■ **Source data**:
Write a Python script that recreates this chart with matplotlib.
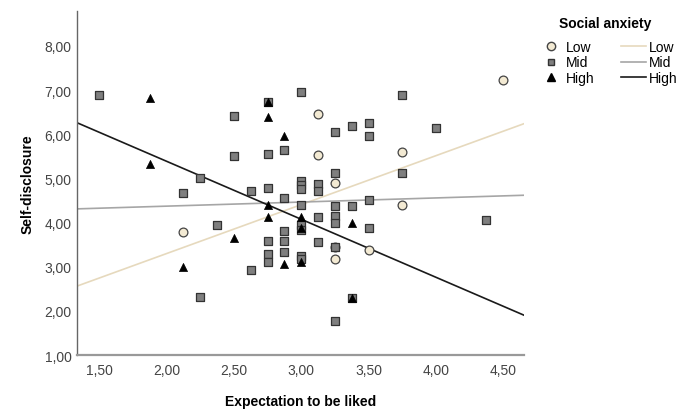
import matplotlib.pyplot as plt
from matplotlib.lines import Line2D

plt.rcParams['font.family'] = ['Liberation Sans', 'DejaVu Sans']

# Low social anxiety (circles)
low_x = [3.125, 3.125, 4.5, 3.75, 3.25, 3.75, 2.125, 3.25, 3.25, 3.5]
low_y = [6.45, 5.53, 7.23, 5.59, 4.89, 4.40, 3.78, 3.44, 3.18, 3.38]

# Mid social anxiety (squares)
mid_x = [1.5, 2.5, 2.5, 2.25, 2.125, 2.625, 2.75, 2.75, 2.75, 2.875, 2.875,
         3.0, 3.0, 3.0, 3.0, 3.125, 3.125, 3.25, 3.375, 3.5, 3.5, 3.75, 4.0,
         3.75, 3.25, 3.0, 3.25, 3.375, 3.5, 3.125, 3.25, 3.25, 3.0, 3.0, 3.5,
         2.875, 2.875, 2.75, 3.125, 3.25, 2.75, 2.75, 2.875, 3.0, 3.0, 2.625,
         3.375, 3.25, 2.375, 2.25, 4.375]
mid_y = [6.88, 6.42, 5.50, 5.00, 4.68, 4.71, 4.78, 5.55, 6.72, 5.65, 4.55,
         6.95, 4.95, 4.85, 4.75, 4.87, 4.72, 6.05, 6.19, 6.25, 5.95, 6.89, 6.13,
         5.12, 5.12, 4.40, 4.38, 4.38, 4.51, 4.12, 4.15, 4.00, 3.95, 3.83, 3.87,
         3.80, 3.59, 3.59, 3.55, 3.44, 3.28, 3.11, 3.34, 3.25, 3.17, 2.92,
         2.29, 1.76, 3.95, 2.31, 4.05]

# High social anxiety (triangles)
high_x = [1.875, 1.875, 2.75, 2.75, 2.875, 2.75, 2.75, 3.0, 3.375, 3.0,
          2.5, 2.125, 2.875, 3.0, 3.375]
high_y = [6.81, 5.33, 6.40, 6.72, 5.96, 4.40, 4.13, 4.13, 4.00, 3.88,
          3.65, 3.00, 3.05, 3.11, 2.29]

# fit lines (intercept, slope)
low_fit = (1.082, 1.108)
mid_fit = (4.185, 0.093)
high_fit = (8.012, -1.313)

x_ticks = [1.5, 2.0, 2.5, 3.0, 3.5, 4.0, 4.5]
y_ticks = [1, 2, 3, 4, 5, 6, 7, 8]

low_col = '#f3ead3'
low_line = '#e6d9bd'
mid_col = '#7f7f7f'
mid_line = '#a6a6a6'
high_col = '#000000'
high_line = '#1a1a1a'


def comma(v):
    return f'{v:.2f}'.replace('.', ',')


def main():
    fig = plt.figure(figsize=(6.9, 4.1), dpi=100)
    ax = fig.add_axes([0.1116, 0.1317, 0.6478, 0.839])

    for (b0, b1), col in [(low_fit, low_line), (mid_fit, mid_line), (high_fit, high_line)]:
        ax.axline((0, b0), slope=b1, color=col, lw=1.2, zorder=2)

    ax.scatter(low_x, low_y, marker='o', s=40, facecolor=low_col,
               edgecolor='#444444', linewidth=0.9, zorder=3)
    ax.scatter(mid_x, mid_y, marker='s', s=27, facecolor=mid_col,
               edgecolor='#333333', linewidth=0.9, zorder=4)
    ax.scatter(high_x, high_y, marker='^', s=34, facecolor=high_col,
               edgecolor=high_col, linewidth=0.5, zorder=5)

    ax.set_xlim(1.334, 4.654)
    ax.set_ylim(1.0, 8.79)
    ax.set_xticks(x_ticks)
    ax.set_xticklabels([comma(v) for v in x_ticks])
    ax.set_yticks(y_ticks)
    ax.set_yticklabels([comma(v) for v in y_ticks])
    ax.tick_params(length=0, labelsize=10, labelcolor='#444444')
    ax.tick_params(axis='x', pad=6)
    ax.tick_params(axis='y', pad=4)

    for s in ['top', 'right']:
        ax.spines[s].set_visible(False)
    ax.spines['left'].set_color('#666666')
    ax.spines['bottom'].set_color('#999999')
    ax.spines['left'].set_linewidth(1.0)
    ax.spines['bottom'].set_linewidth(1.6)

    ax.set_xlabel('Expectation to be liked', fontsize=10, fontweight='bold', labelpad=12)
    ax.set_ylabel('Self-disclosure', fontsize=10, fontweight='bold', labelpad=7)

    handles = [
        Line2D([], [], ls='none', marker='o', ms=6, mfc=low_col, mec='#444444'),
        Line2D([], [], ls='none', marker='s', ms=5, mfc=mid_col, mec='#333333'),
        Line2D([], [], ls='none', marker='^', ms=6, mfc=high_col, mec=high_col),
        Line2D([], [], color=low_line, lw=1.2),
        Line2D([], [], color=mid_line, lw=1.2),
        Line2D([], [], color=high_line, lw=1.2),
    ]
    labels = ['Low', 'Mid', 'High', 'Low', 'Mid', 'High']
    fig.legend(handles, labels, ncol=2, loc='upper left',
               bbox_to_anchor=(0.78, 0.9), frameon=False, borderpad=0,
               borderaxespad=0, fontsize=10, handlelength=1.8,
               handletextpad=0.2, columnspacing=1.9, labelspacing=0.1)
    fig.text(0.877, 0.941, 'Social anxiety', fontsize=10, fontweight='bold',
             ha='center', va='center')

    fig.savefig('out.png', dpi=100)


if __name__ == '__main__':
    main()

■ **Task**:
Repeat the lines exactly as they stand, from the opening line of the data through the line with "3.44, 3.18, 3.38]". Pictures stay out of the copy.

■ **Response to the exercise**:
Write a Python script that recreates this chart with matplotlib.
import matplotlib.pyplot as plt
from matplotlib.lines import Line2D

plt.rcParams['font.family'] = ['Liberation Sans', 'DejaVu Sans']

# Low social anxiety (circles)
low_x = [3.125, 3.125, 4.5, 3.75, 3.25, 3.75, 2.125, 3.25, 3.25, 3.5]
low_y = [6.45, 5.53, 7.23, 5.59, 4.89, 4.40, 3.78, 3.44, 3.18, 3.38]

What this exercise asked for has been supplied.